Has Airline Consolidation Really Been a Boon For Travelers?

During a recent conversation with Charlie Rose, United Airlines CEO Jeff Smisek spoke on the benefits of consolidation in the airline industry.

Smisek opines the corporations’ increased profits means greater investments in the airline’s fleets, including new planes and global WiFi.

“That costs a lot of money,” Smisek said. “And to do that, you’ve got to make money to be able to make those sorts of investments.”

A proposed merger between the bankrupt American Airlines and US Airways is currently under review by the Justice Department. Last month, antitrust lawyer Joseph Alioto filed suit seeking to block the merger, claiming consumers would be negatively impacted. Although attorneys for both airlines decried the suit as baseless, the Government Accountability Office reported that nearly 1,700 routes between would lose a competitor as a result of the merger, affecting more than 53 million passengers.

When United and Continental merged in 2010, competition was decreased across more than 1,100 routes, according to the GAO.

Just how many airlines have caught merger fever? Take a look at this list.

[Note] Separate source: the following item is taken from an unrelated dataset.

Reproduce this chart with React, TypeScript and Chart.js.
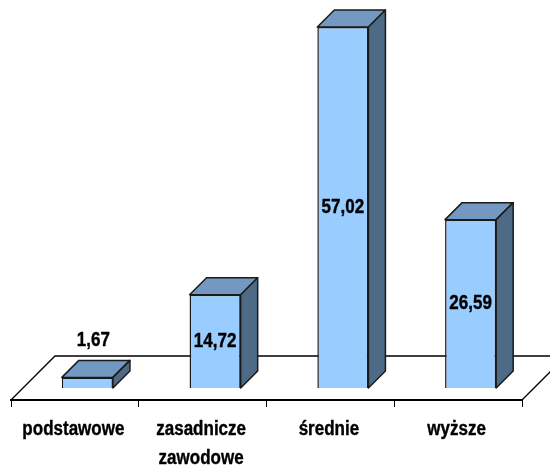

While consolidation has undoubtedly helped the airline’s bottom line, how has it affected the passengers? With fewer airlines vying for your business and fewer flights to and from your destinations, passengers are at the mercy of increasingly large monolithic airlines that, like major banking institutions, are rapidly becoming “too big to fail.”

William McGee, a travel expert with the non-profit Consumers Union (publishes Consumer Reports magazine) raised those and several other issues when testifying about in front of a US Senate Judiciary meeting regarding United’s merger with Continental. McGee testified the airline mergers meant loss of service for many cities, higher fares, reductions in service quality and the threat of widespread service disruptions.